*Collected data*:

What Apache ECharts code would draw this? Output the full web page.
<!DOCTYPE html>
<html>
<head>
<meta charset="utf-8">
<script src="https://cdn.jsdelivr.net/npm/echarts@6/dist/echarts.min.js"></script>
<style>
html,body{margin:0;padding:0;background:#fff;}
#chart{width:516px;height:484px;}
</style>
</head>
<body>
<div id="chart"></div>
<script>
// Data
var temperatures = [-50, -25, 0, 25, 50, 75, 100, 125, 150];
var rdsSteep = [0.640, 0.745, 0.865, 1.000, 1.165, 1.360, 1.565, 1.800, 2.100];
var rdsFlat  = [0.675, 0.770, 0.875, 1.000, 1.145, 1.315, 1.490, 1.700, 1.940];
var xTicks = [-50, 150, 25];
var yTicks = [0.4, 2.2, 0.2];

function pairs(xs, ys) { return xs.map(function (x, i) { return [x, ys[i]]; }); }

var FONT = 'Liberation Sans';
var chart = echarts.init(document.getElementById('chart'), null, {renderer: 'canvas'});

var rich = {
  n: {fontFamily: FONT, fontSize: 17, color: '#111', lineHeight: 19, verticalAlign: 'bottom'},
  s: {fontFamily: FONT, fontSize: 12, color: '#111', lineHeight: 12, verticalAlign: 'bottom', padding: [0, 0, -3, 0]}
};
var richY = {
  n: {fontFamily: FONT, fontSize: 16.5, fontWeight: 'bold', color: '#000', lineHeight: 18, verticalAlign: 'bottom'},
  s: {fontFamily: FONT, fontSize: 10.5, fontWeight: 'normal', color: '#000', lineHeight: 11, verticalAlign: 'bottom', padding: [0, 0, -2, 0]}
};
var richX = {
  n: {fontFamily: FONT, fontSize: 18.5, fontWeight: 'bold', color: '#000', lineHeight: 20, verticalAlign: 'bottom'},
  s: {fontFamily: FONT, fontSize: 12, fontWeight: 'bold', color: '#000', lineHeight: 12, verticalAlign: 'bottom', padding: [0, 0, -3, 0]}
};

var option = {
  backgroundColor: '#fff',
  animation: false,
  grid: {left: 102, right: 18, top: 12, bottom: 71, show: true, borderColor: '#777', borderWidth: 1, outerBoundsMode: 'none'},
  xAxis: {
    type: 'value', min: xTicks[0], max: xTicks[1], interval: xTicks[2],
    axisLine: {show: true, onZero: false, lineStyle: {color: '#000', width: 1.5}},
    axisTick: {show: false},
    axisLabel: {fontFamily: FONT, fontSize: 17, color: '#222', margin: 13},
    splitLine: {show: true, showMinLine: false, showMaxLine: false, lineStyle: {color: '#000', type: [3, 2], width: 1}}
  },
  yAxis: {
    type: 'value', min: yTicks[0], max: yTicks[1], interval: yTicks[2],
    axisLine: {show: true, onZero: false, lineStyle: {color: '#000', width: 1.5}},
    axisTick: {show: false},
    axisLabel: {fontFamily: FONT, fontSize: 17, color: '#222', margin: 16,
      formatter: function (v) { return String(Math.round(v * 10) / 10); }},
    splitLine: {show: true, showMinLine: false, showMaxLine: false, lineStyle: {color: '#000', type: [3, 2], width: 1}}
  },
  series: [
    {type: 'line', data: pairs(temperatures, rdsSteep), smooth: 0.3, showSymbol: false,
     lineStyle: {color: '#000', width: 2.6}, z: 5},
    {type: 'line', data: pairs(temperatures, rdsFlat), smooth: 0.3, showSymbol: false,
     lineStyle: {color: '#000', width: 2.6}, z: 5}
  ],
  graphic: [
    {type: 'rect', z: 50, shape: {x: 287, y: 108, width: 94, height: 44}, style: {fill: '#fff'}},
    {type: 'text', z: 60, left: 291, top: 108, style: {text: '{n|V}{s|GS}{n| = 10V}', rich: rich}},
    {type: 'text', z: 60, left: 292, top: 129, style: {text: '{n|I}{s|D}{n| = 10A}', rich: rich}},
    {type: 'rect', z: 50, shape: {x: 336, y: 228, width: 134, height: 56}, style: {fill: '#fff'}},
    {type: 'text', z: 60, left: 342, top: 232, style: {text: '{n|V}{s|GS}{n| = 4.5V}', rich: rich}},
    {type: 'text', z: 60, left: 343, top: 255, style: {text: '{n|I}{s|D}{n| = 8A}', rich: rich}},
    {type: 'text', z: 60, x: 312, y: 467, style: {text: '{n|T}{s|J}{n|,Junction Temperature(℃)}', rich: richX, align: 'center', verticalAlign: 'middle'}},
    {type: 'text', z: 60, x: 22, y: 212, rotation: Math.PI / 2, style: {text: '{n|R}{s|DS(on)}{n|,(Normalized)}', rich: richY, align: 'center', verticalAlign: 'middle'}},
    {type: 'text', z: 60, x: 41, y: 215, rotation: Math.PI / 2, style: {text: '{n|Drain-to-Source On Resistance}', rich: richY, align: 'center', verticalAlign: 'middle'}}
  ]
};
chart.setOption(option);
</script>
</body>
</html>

*The problem*: Exactly repeat the lines above, from the opening line through the one with "function pairs(xs, ys)", and include nothing else.

*Final result*:
What Apache ECharts code would draw this? Output the full web page.
<!DOCTYPE html>
<html>
<head>
<meta charset="utf-8">
<script src="https://cdn.jsdelivr.net/npm/echarts@6/dist/echarts.min.js"></script>
<style>
html,body{margin:0;padding:0;background:#fff;}
#chart{width:516px;height:484px;}
</style>
</head>
<body>
<div id="chart"></div>
<script>
// Data
var temperatures = [-50, -25, 0, 25, 50, 75, 100, 125, 150];
var rdsSteep = [0.640, 0.745, 0.865, 1.000, 1.165, 1.360, 1.565, 1.800, 2.100];
var rdsFlat  = [0.675, 0.770, 0.875, 1.000, 1.145, 1.315, 1.490, 1.700, 1.940];
var xTicks = [-50, 150, 25];
var yTicks = [0.4, 2.2, 0.2];

function pairs(xs, ys) { return xs.map(function (x, i) { return [x, ys[i]]; }); }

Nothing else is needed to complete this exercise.